En unas pocas y certeras pinceladas, en especial en un número musical que empieza pareciendo dulce y acaba resultando terrorífico, se nos muestra, con al menos la misma precisión que en libros y documentales históricos, cómo el pueblo alemán se entregó en cuerpo y alma a la bestia nazi, convirtiéndose en culpable hasta el fin de sus días. Aquí también Fosse es valiente, como lo fue durante toda su carrera.
En el plano estético, la película bebe del expresionismo, utiliza con profusión los primeros planos y las influencias de Von Sternberg y El ángel azul son patentes. La producción es modesta, pero la labor de Fosse y del cameraman Geoffrey Unsworth consigue que la película, visualmente, deslumbre. En cuanto a los actores, alabar a una excelente, en el drama y en las canciones, Liza Minnelli en un papel que marcó, para bien y para mal, toda su irregular carrera, y a un genial Joel Grey como maestro de ceremonias, siempre agudo, picante y talentoso. Michael York me resulta menos convincente que ellos, y menos también que un Helmut Griem excelente en su rol de aristócrata decadente alemán que aún cree que su holgazana clase será capaz de utilizar a los nazis en su propio beneficio. La pareja Wepper-Berenson y las chicas del cabaret, muy bien, sencillamente.

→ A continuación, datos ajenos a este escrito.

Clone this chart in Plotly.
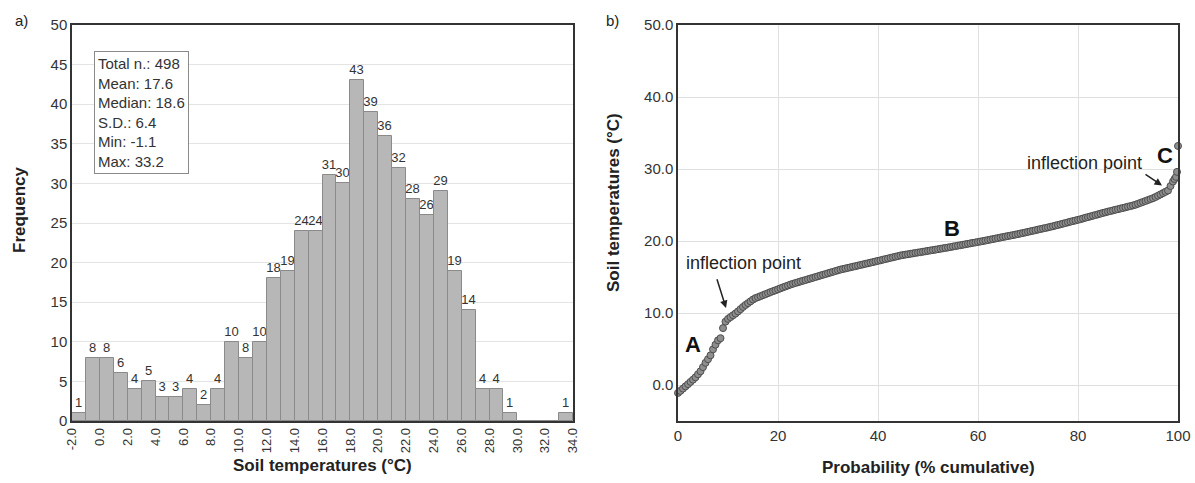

Un apunte final: los últimos planos son poderosísimos, máxime cuando acabamos de ver una película llena de música y vida. Sin embargo, ante la visión de lo que va a ser Alemania, sólo cabe el silencio. Excelente conclusión para un film exitoso y multipremiado, al que no le falta mucho para llegar a obra maestra y que ha marcado época en el cine, siendo quizá el último musical que lo ha conseguido.